There is a bar, a school, a convenience store and cottonwood-lined Beaver Dam Wash that slinks through the community of about 1,500 residents.

But the groundwater beneath the wash is the subject of intense concern among the locals in what one state official called an unprecedented attempt by corporate interests in Nevada to take water from Arizona.

Wind River Resources, a Nevada corporation, has filed an application with the Arizona Department of Water Resources to pump as much as 14,000 acre-feet annually from the Muddy Creek aquifer to quench the thirst of rapidly growing Mesquite, Nev. An acre-foot is 326,000 gallons.

The casino town near the Arizona line has an estimated population of 15,000, but recent land trades that brought federal Bureau of Land Management land into the private domain, allowing it to be developed, is expected to rapidly increase Mesquite’s size.

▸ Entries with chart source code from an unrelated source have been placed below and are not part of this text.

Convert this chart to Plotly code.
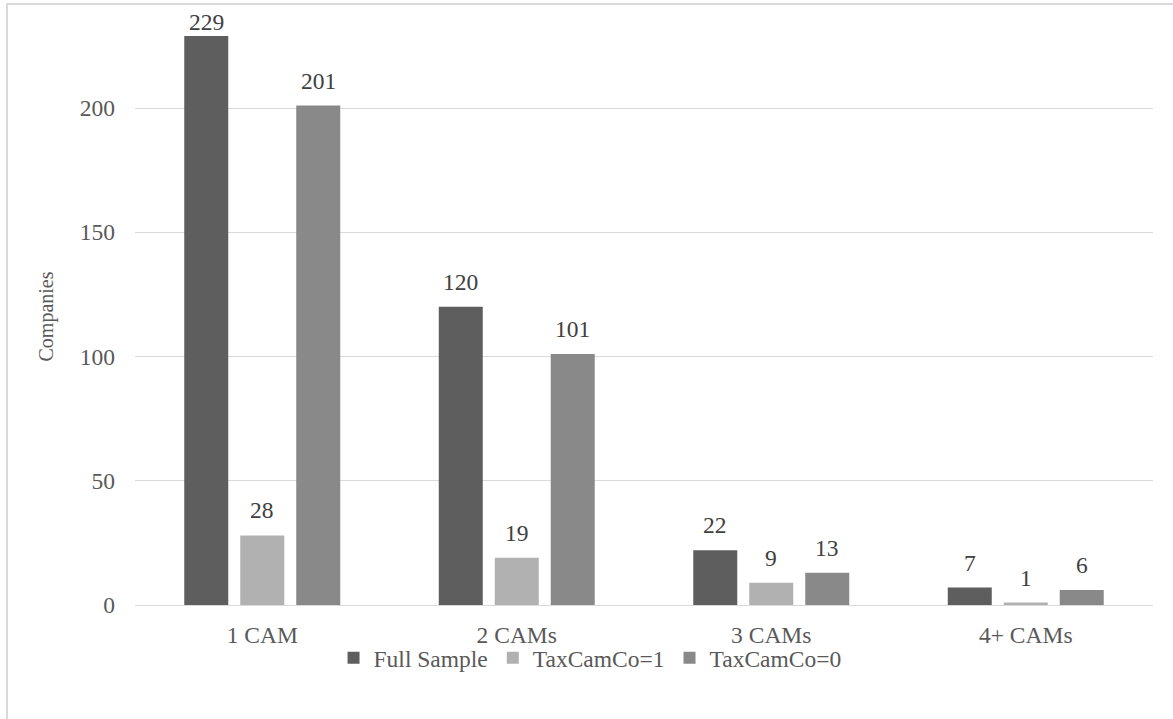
import plotly.graph_objects as go

categories = ["1 CAM", "2 CAMs", "3 CAMs", "4+ CAMs"]
full_sample = [229, 120, 22, 7]
taxcamco_1 = [28, 19, 9, 1]
taxcamco_0 = [201, 101, 13, 6]

series = [
    ("Full Sample", full_sample, "#5e5e5e"),
    ("TaxCamCo=1", taxcamco_1, "#b1b1b1"),
    ("TaxCamCo=0", taxcamco_0, "#898989"),
]

FONT = "Liberation Serif"
TEXT = "#595959"
LABEL = "#404040"
FS = 23.5

# plot geometry (pixels)
W, H = 1173, 719
L, R, T, B = 135, 20, 28, 114
Y_MAX = 232.2
plot_h = H - T - B
px_per_unit = plot_h / Y_MAX
slot = 56          # distance between neighbouring bars in a group
label_gap = 25     # bar top to label centre
label_min_top = 22 # labels never rise above this pixel row

fig = go.Figure()
annotations = []
for i, (name, vals, color) in enumerate(series):
    fig.add_trace(go.Bar(
        name=name,
        x=categories,
        y=vals,
        marker=dict(color=color, line=dict(width=0)),
    ))
    for cat, v in zip(categories, vals):
        top_px = T + plot_h - v * px_per_unit
        shift = min(label_gap, top_px - label_min_top)
        annotations.append(dict(
            x=cat, y=v, xref="x", yref="y",
            text=str(v), showarrow=False,
            xshift=(i - 1) * slot, yshift=shift,
            yanchor="middle", xanchor="center",
            font=dict(family=FONT, size=FS, color=LABEL),
        ))

fig.update_layout(
    width=W,
    height=H,
    margin=dict(l=L, r=R, t=T, b=B),
    paper_bgcolor="white",
    plot_bgcolor="white",
    barmode="group",
    bargap=0.34,
    bargroupgap=0.214,
    font=dict(family=FONT, size=FS, color=TEXT),
    showlegend=True,
    legend=dict(
        orientation="h",
        x=0.447, xanchor="center",
        y=-0.092, yanchor="middle",
        bgcolor="rgba(0,0,0,0)",
        font=dict(family=FONT, size=FS, color=TEXT),
    ),
    xaxis=dict(
        showgrid=False,
        showline=True,
        linecolor="#d9d9d9",
        linewidth=1,
        ticks="",
        ticklabelstandoff=9,
        tickfont=dict(family=FONT, size=FS, color=TEXT),
    ),
    yaxis=dict(
        range=[0, Y_MAX],
        tickvals=[0, 50, 100, 150, 200],
        showgrid=True,
        gridcolor="#d9d9d9",
        gridwidth=1,
        zeroline=True,
        zerolinecolor="#d9d9d9",
        zerolinewidth=1,
        showline=False,
        ticks="",
        ticklabelstandoff=19,
        tickfont=dict(family=FONT, size=FS, color=TEXT),
        title=dict(text="Companies", standoff=20,
                   font=dict(family=FONT, size=20, color=TEXT)),
    ),
    annotations=annotations,
    shapes=[dict(
        type="rect", xref="paper", yref="paper",
        x0=(7 - L) / (W - L - R), x1=(1185 - L) / (W - L - R),
        y0=(T + plot_h - 735) / plot_h, y1=(T + plot_h - 4) / plot_h,
        line=dict(color="#d9d9d9", width=2),
        fillcolor="rgba(0,0,0,0)",
        layer="below",
    )],
)

fig.write_html("out.html")
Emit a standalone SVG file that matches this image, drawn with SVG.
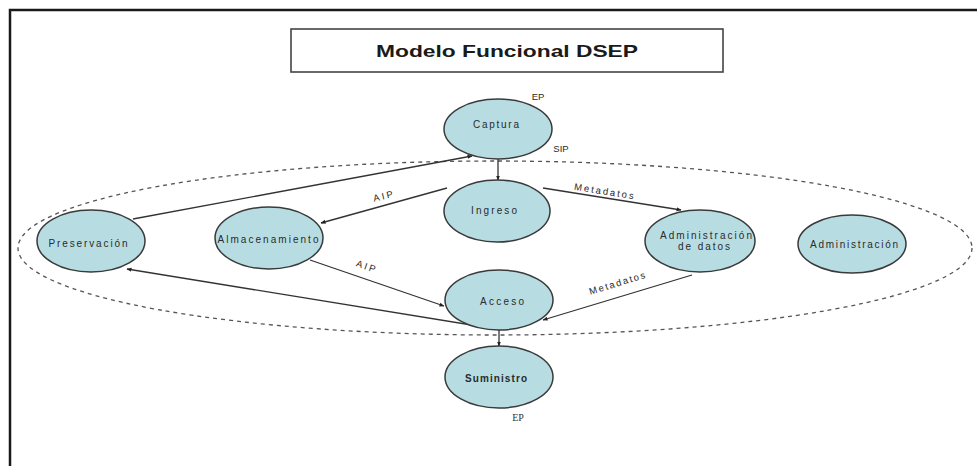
<svg xmlns="http://www.w3.org/2000/svg" width="977" height="466" viewBox="0 0 977 466">
<style>
.node{fill:#b7dde3;stroke:#3a3a3a;stroke-width:1.5}
.lbl{font-family:"Liberation Sans",Arial,sans-serif;font-size:10px;fill:#2a2a2a;text-anchor:middle;dominant-baseline:central}
.small{font-family:"Liberation Sans",Arial,sans-serif;font-size:9.5px;fill:#2a2a2a;text-anchor:middle;dominant-baseline:central}
.edge{stroke:#333;stroke-width:1.3;fill:none;marker-end:url(#arr)}
</style>
<defs>
<marker id="arr" viewBox="0 0 10 10" refX="9" refY="5" markerWidth="5" markerHeight="5" orient="auto" markerUnits="userSpaceOnUse">
<path d="M0,1 L10,5 L0,9 Z" fill="#222"/>
</marker>
</defs>
<rect width="977" height="466" fill="#fff"/>
<path d="M10,466 V10 H977" fill="none" stroke="#1a1a1a" stroke-width="2.5"/>
<g id="title">
<rect x="291" y="29" width="432" height="43" fill="#fff" stroke="#444" stroke-width="1.6"/>
<text x="507" y="51" font-family="'Liberation Sans',Arial,sans-serif" font-size="17" font-weight="bold" fill="#1a1a1a" text-anchor="middle" dominant-baseline="central" textLength="262" lengthAdjust="spacingAndGlyphs">Modelo Funcional DSEP</text>
</g>
<ellipse id="boundary" cx="495" cy="248" rx="477" ry="87" fill="none" stroke="#555" stroke-width="1.3" stroke-dasharray="4,4"/>
<g id="connectors">
<line class="edge" x1="498" y1="159" x2="498" y2="180"/>
<line class="edge" x1="447" y1="188" x2="321" y2="223"/>
<line class="edge" x1="133" y1="219" x2="472" y2="156"/>
<line class="edge" x1="310" y1="260" x2="444" y2="306"/>
<line class="edge" x1="490" y1="328" x2="127" y2="269"/>
<line class="edge" x1="543" y1="188" x2="681" y2="210"/>
<line class="edge" x1="692" y1="275" x2="543" y2="320"/>
<line class="edge" x1="499" y1="330" x2="499" y2="346"/>
<text class="small" x="383" y="196" transform="rotate(-13 383 196)" textLength="20" lengthAdjust="spacing">AIP</text>
<text class="small" x="366" y="266" transform="rotate(19 366 266)" textLength="20" lengthAdjust="spacing">AIP</text>
<text class="small" x="604" y="191" transform="rotate(9 604 191)" textLength="60" lengthAdjust="spacing">Metadatos</text>
<text class="small" x="617" y="283" transform="rotate(-17 617 283)" textLength="58" lengthAdjust="spacing">Metadatos</text>
</g>
<g id="captura">
<ellipse class="node" cx="498" cy="129" rx="54" ry="30"/>
<text class="lbl" x="496" y="124" textLength="46" lengthAdjust="spacing">Captura</text>
<text class="small" x="538" y="96">EP</text>
<text class="small" x="561" y="148">SIP</text>
</g>
<g id="ingreso">
<ellipse class="node" cx="497" cy="211" rx="53" ry="31"/>
<text class="lbl" x="494" y="210" textLength="46" lengthAdjust="spacing">Ingreso</text>
</g>
<g id="preservacion">
<ellipse class="node" cx="91" cy="241" rx="54" ry="31"/>
<text class="lbl" x="88" y="243" textLength="79" lengthAdjust="spacing">Preservación</text>
</g>
<g id="almacenamiento">
<ellipse class="node" cx="269" cy="238" rx="54" ry="31"/>
<text class="lbl" x="268" y="239" textLength="101" lengthAdjust="spacing">Almacenamiento</text>
</g>
<g id="admin-datos">
<ellipse class="node" cx="700" cy="241" rx="55" ry="31"/>
<text class="lbl" x="706" y="235" textLength="92" lengthAdjust="spacing">Administración</text>
<text class="lbl" x="704" y="246" textLength="52" lengthAdjust="spacing">de datos</text>
</g>
<g id="administracion">
<ellipse class="node" cx="852" cy="244" rx="54" ry="29"/>
<text class="lbl" x="854" y="244" textLength="88" lengthAdjust="spacing">Administración</text>
</g>
<g id="acceso">
<ellipse class="node" cx="499" cy="300" rx="54" ry="30"/>
<text class="lbl" x="502" y="301" textLength="44" lengthAdjust="spacing">Acceso</text>
</g>
<g id="suministro">
<ellipse class="node" cx="499" cy="377" rx="54" ry="31"/>
<text class="lbl" x="496" y="378" font-weight="bold" textLength="62" lengthAdjust="spacing">Suministro</text>
<text x="518" y="417" font-family="'Liberation Serif','Times New Roman',serif" font-size="10" fill="#333" text-anchor="middle" dominant-baseline="central">EP</text>
</g>
</svg>
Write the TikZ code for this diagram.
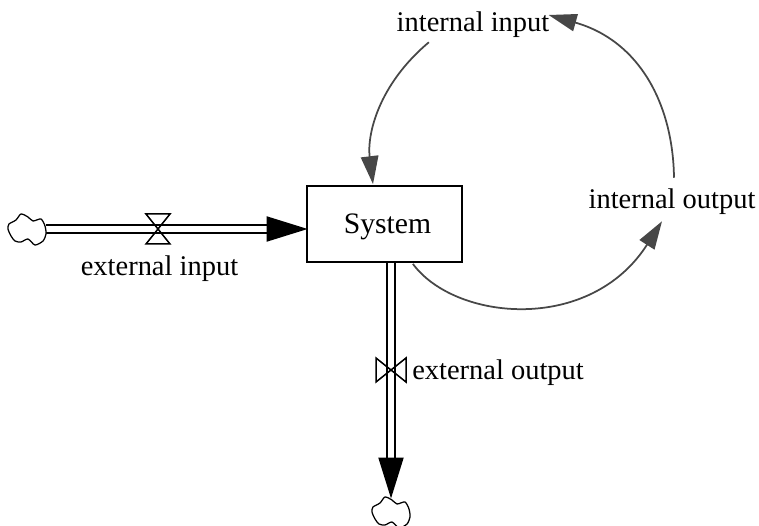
\documentclass[tikz,border=0pt]{standalone}
\usepackage{fontspec}
\setmainfont{Liberation Serif}
\usetikzlibrary{arrows.meta}
\tikzset{
   label/.style={inner sep=0pt,font=\fontsize{16.2}{18}\selectfont},
   stock/.style={draw,line width=.035cm,minimum width=3.1cm,minimum height=1.52cm,inner sep=0pt,text height=.45cm,text depth=.05cm,font=\fontsize{16.9}{18}\selectfont},
   pipe/.style={double,line width=.04cm,double distance=.115cm,shorten >=-.03cm,-{Triangle[length=.82cm,width=.5cm]}},
   link/.style={color=black!72,line width=.035cm,-{Triangle[length=.56cm,width=.35cm]}},
   valve/.pic={\draw[line width=.03cm] (-12,-15) -- (12,-15) -- (-12,15) -- (12,15) -- cycle;},
   cloudlet/.pic={\draw[line width=.025cm,fill=white] plot[smooth cycle,tension=.45] coordinates {(-18,-5) (-11,-9) (-6,-15) (1,-12) (6,-8) (14,-10) (18,-3) (19,5) (16,12) (8,16) (1,10) (-6,13) (-12,12) (-16,7) (-19,0)};}
}
\begin{document}
\begin{tikzpicture}[x=.02cm,y=-.02cm]
   \useasboundingbox (0,0) rectangle (759,526);

   \node[stock] (system) at (384.5,224) {\hspace{.12cm}System};
   \node[label] (extinput) at (159.5,269) {external input};
   \node[label] (extoutput) at (498,373) {external output};
   \node[label] (intinput) at (473,25) {internal input};
   \node[label] (intoutput) at (672,202) {internal output};

   \coordinate (sourcecloud) at (46,229);
   \coordinate (sinkcloud) at (391,497);

   \draw[pipe] (sourcecloud) -- (sourcecloud -| system.west);
   \draw[pipe] (system.south -| sinkcloud) -- (sinkcloud);

   \pic at (27,229) {cloudlet};
   \pic at (391,512) {cloudlet};
   \pic at (158,229) {valve};
   \pic[rotate=90] at (391,370) {valve};

   \draw[link] ([shift={(32.5,4)}]intinput.south west) .. controls (378,85) and (367,135) .. ([shift={(-11.5,-1)}]system.north);
   \draw[link] ([shift={(2,-11)}]intoutput.north) .. controls (673,105) and (640,41) .. ([shift={(-1,-10)}]intinput.east);
   \draw[link] ([shift={(-50,1)}]system.south east) .. controls (455,321) and (590,334) .. ([shift={(-10,6)}]intoutput.south);
\end{tikzpicture}
\end{document}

On top of that, Wind River Resources wants to blend imported Arizona water with Mesquite’s groundwater, which has high levels of arsenic, and possibly export some of that water back to Arizona, according to the application with the Water Resources Department.

“This falls very squarely into the category of a bad idea,” said Kris Mayes, a member of the Arizona Corporation Commission, which regulates many water companies in rural parts of the state. “Arizona’s groundwater should stay in Arizona. . . . I believe this unprecedented proposal has the potential to negatively impact at least one water company regulated by this commission.”

According to state statutes, water can be taken out of Arizona for a “reasonable and beneficial” use in another state with a permit of not more than 50 years if approved by the director of water resources.

A public hearing will be held by the Water Resources Department at Littlefield in late November, said Jack Lavelle, a department spokesman. Mayes said she wants the Corporation Commission to become an official intervener in the case and hold a town hall meeting in the Beaver Dam area about the water proposal.

In a letter to the Water Resources Department, Phoenix attorney Maxine Becker wrote that any delays in the hearing beyond mid-December would be a “significant hardship” for Wind River Resources and those living in Mesquite, “who are in need of certainty of their future water supply.”

But Bob Frisby, president of Beaver Dam Water Co., said the real hardship would be on the Arizona side if the groundwater left for Nevada.

“They are trying to evaporate this community,” Frisby said. “We have a lot of potential for growth here along I-15, and the water in Arizona should be used for that so we can incorporate and grow and contribute to the tax base of Arizona, not export it all to Nevada.”

Jack Riley, a Las Vegas developer who bought 2,000 acres along 1-15 near Littlefield, said he wants to build a master-planned community.

“I bought that in large part because of all the excellent groundwater so near the surface on the Arizona side,” Riley said. “So now we’re up against a group who has made out in their filings with the Water Resources Department like no one lives there and it’s just a desert wasteland that Mesquite should be able to use as it sees fit.”

Meanwhile, Mike Winters, general manager of the Virgin Valley Water District in Mesquite, which provides water to the city, said he would welcome the water if Wind River provided the infrastructure to deliver it.

“We have access to 12,000 acre-feet of water we are permitted annually and are currently using 5,500 acre-feet for the 19,000 customers we are delivering water to now,” Winters said. “We can serve 40,000 to 45,000 people here with water supplies we know we can get.”

Winters said the only reason Mesquite officials are looking at the Arizona water is because “they (Wind River) said they could deliver it for us over the long term to the state line with their equipment.”

“Our cost analysis showed our own water would be cheaper any other way,” he added.